YOUR INSTRUCTIONS =>
Copy every line in the records below that contains the word "chart".

INPUT FOR THIS TASK =>
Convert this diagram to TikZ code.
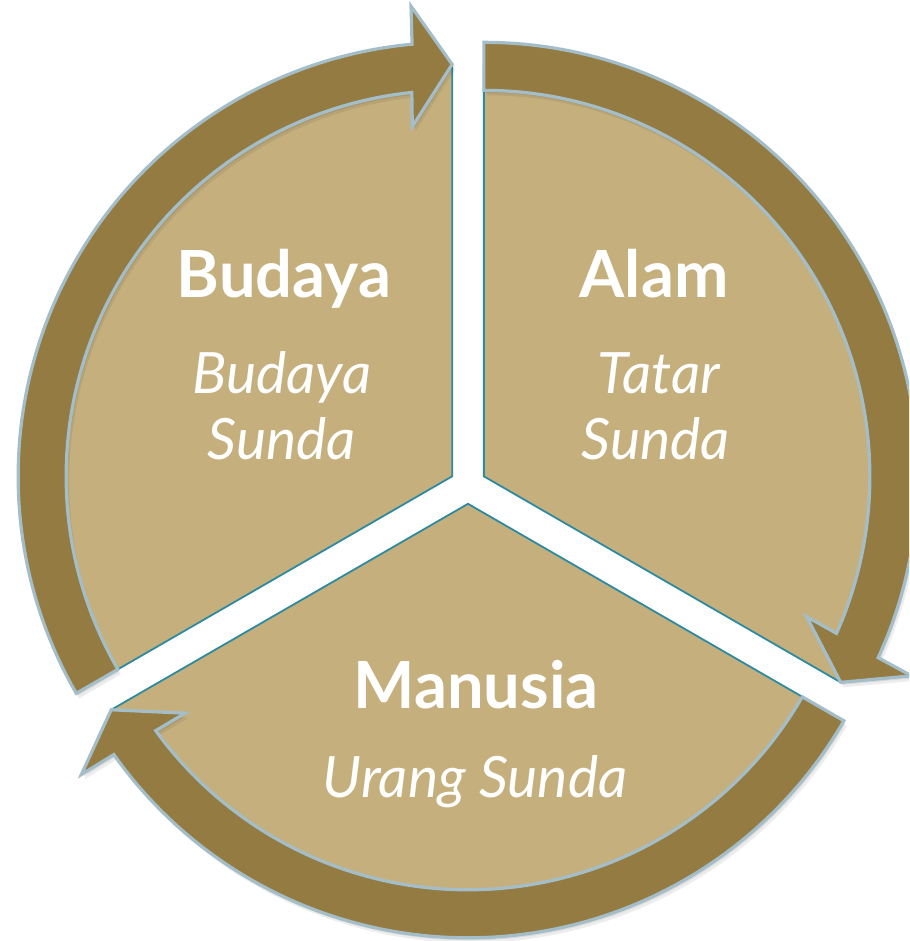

--

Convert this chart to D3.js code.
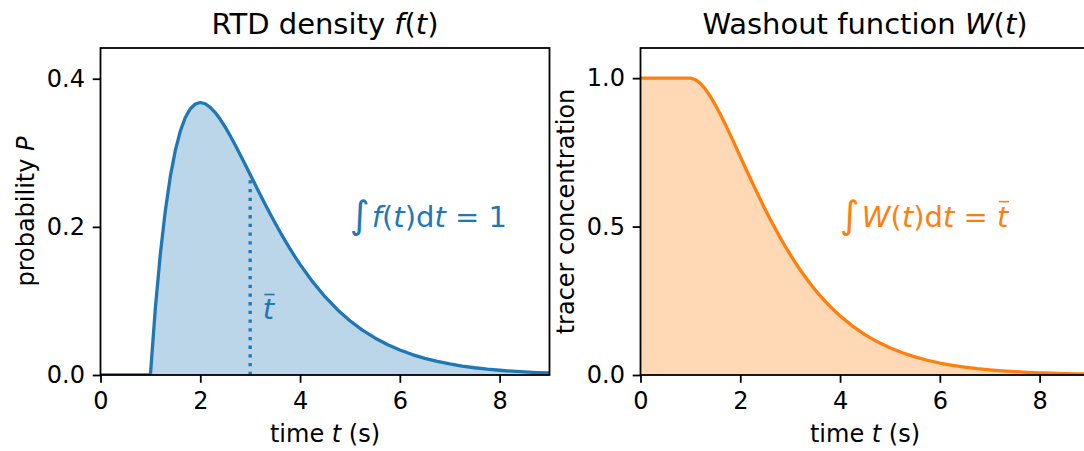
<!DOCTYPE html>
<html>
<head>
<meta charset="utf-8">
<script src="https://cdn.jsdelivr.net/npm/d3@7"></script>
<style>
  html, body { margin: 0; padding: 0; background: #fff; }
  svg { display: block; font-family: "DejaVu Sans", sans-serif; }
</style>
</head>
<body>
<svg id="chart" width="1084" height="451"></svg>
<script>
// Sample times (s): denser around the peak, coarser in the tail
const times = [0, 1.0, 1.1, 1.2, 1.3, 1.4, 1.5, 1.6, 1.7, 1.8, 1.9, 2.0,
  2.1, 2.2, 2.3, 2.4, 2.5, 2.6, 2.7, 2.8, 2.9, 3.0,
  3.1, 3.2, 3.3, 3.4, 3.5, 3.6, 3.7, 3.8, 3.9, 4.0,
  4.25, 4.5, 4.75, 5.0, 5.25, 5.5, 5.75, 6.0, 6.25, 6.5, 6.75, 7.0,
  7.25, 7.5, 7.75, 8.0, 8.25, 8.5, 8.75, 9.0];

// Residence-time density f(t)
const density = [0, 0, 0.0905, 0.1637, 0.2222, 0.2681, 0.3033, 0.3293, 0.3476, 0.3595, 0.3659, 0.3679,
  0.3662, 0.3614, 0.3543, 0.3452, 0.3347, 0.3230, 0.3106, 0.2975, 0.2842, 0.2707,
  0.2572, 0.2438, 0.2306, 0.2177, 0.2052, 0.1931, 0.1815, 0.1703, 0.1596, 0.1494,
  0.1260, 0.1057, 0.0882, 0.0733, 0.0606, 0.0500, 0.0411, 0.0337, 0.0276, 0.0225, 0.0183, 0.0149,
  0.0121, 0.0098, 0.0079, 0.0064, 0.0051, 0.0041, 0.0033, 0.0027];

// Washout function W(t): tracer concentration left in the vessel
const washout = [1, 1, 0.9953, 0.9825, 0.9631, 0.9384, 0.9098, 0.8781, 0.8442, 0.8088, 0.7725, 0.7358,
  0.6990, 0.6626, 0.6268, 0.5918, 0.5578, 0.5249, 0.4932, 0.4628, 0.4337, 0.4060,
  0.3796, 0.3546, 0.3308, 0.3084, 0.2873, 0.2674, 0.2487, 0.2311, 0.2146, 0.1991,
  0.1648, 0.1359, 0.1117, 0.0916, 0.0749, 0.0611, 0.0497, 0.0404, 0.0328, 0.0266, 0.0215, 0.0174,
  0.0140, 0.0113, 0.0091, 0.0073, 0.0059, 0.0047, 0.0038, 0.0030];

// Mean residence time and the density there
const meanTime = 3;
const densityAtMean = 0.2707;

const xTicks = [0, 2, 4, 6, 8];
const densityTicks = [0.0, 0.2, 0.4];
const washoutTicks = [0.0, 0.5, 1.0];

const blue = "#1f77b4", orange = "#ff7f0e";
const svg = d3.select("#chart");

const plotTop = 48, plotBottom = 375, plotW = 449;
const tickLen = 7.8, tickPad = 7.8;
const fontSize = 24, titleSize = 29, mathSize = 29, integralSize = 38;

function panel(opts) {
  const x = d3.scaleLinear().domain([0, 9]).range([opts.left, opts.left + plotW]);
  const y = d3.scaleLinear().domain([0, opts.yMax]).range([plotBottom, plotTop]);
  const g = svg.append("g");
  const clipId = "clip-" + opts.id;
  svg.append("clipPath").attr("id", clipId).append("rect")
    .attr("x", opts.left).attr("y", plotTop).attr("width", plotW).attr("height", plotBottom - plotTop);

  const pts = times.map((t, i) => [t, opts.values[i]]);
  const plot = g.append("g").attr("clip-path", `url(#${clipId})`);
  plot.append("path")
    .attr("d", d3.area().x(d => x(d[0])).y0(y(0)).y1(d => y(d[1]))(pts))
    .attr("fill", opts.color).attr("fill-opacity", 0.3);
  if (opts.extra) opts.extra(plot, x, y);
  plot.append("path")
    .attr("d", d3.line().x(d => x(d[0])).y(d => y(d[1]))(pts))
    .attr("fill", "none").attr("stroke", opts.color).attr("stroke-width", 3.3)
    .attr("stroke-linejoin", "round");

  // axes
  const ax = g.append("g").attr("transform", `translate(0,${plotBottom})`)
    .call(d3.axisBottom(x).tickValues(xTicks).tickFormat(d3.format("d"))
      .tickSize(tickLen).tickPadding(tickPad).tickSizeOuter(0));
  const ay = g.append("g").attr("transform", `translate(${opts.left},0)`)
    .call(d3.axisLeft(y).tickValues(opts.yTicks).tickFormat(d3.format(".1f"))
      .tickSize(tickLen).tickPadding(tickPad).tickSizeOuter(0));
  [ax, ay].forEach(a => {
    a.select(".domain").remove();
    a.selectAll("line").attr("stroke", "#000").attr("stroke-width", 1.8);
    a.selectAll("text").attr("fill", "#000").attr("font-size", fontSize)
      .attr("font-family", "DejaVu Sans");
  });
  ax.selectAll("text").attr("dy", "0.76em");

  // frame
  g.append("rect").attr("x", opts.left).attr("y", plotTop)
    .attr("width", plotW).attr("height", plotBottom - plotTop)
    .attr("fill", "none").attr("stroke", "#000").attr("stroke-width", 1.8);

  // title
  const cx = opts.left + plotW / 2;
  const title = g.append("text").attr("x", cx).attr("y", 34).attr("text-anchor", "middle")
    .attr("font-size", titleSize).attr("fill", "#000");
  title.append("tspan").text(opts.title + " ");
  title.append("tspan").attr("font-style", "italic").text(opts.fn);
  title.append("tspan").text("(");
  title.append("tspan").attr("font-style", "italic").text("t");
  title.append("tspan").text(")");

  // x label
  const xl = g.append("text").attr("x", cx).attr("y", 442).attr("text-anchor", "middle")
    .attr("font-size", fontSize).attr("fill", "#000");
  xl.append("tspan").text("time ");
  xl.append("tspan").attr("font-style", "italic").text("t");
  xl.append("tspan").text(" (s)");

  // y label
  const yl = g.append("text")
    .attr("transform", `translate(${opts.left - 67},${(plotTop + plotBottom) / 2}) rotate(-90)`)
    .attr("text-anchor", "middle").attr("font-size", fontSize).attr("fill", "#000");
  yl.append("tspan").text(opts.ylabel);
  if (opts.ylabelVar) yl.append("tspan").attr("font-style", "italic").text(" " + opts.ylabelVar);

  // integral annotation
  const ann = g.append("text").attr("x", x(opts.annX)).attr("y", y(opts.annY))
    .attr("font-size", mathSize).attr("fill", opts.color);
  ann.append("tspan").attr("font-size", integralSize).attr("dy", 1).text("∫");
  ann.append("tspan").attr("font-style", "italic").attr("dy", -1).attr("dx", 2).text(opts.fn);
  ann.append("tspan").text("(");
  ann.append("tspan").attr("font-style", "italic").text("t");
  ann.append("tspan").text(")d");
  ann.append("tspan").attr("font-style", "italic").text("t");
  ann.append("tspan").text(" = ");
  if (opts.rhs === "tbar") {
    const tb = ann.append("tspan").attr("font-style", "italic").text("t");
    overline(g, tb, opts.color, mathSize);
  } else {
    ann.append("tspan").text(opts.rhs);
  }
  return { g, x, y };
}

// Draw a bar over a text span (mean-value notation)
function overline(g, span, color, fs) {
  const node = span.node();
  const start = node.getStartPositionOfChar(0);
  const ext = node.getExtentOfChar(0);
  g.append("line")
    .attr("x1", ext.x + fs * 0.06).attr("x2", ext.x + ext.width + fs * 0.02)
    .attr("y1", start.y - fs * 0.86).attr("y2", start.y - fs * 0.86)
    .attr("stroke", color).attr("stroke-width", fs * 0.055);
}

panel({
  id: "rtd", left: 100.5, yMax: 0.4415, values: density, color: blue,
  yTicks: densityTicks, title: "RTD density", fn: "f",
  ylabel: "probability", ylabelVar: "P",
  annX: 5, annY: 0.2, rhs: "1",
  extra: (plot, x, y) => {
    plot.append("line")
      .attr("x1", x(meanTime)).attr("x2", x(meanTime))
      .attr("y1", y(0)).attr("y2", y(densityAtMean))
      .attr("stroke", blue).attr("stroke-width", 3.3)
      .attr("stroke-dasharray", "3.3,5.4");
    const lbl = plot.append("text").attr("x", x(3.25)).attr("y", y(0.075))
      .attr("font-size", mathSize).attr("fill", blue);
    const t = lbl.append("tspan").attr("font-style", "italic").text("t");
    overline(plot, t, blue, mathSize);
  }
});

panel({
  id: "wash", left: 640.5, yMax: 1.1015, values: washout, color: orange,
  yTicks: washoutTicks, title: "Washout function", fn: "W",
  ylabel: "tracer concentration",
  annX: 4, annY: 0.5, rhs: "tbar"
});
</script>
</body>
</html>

--

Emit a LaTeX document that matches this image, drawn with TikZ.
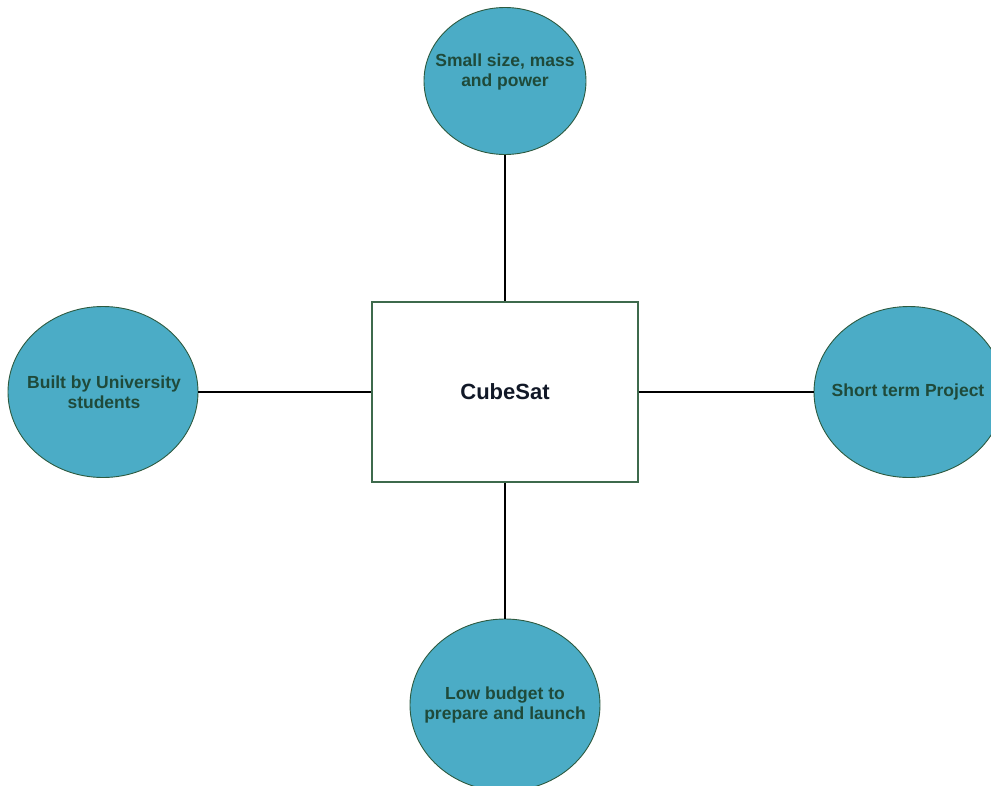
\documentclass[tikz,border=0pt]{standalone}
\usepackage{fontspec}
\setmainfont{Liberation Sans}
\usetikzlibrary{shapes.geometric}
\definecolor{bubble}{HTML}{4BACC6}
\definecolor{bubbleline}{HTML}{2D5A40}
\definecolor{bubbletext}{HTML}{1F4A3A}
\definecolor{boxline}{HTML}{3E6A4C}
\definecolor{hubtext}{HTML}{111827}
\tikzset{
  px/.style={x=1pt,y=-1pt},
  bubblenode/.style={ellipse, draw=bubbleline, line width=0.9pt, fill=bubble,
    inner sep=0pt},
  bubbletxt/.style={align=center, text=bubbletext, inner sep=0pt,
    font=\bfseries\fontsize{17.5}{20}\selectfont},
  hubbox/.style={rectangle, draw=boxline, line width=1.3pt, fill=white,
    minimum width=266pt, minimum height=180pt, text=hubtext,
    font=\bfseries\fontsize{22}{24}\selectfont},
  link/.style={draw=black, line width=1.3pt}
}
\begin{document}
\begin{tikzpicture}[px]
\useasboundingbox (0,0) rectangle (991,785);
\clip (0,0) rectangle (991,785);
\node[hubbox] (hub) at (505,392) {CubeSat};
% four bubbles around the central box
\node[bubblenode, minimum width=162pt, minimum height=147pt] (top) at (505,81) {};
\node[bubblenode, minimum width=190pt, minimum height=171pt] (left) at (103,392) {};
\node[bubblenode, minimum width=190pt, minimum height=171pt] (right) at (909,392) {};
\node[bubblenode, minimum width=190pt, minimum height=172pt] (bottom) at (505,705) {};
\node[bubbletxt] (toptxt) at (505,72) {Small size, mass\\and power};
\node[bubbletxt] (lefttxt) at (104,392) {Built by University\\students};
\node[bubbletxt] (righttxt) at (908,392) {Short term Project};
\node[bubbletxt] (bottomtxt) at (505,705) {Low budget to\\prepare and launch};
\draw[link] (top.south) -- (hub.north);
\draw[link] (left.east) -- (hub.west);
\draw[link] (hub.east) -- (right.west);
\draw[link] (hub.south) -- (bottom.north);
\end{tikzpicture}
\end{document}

ANSWER TO THIS PROBLEM =>
Convert this chart to D3.js code.
<svg id="chart" width="1084" height="451"></svg>
const svg = d3.select("#chart");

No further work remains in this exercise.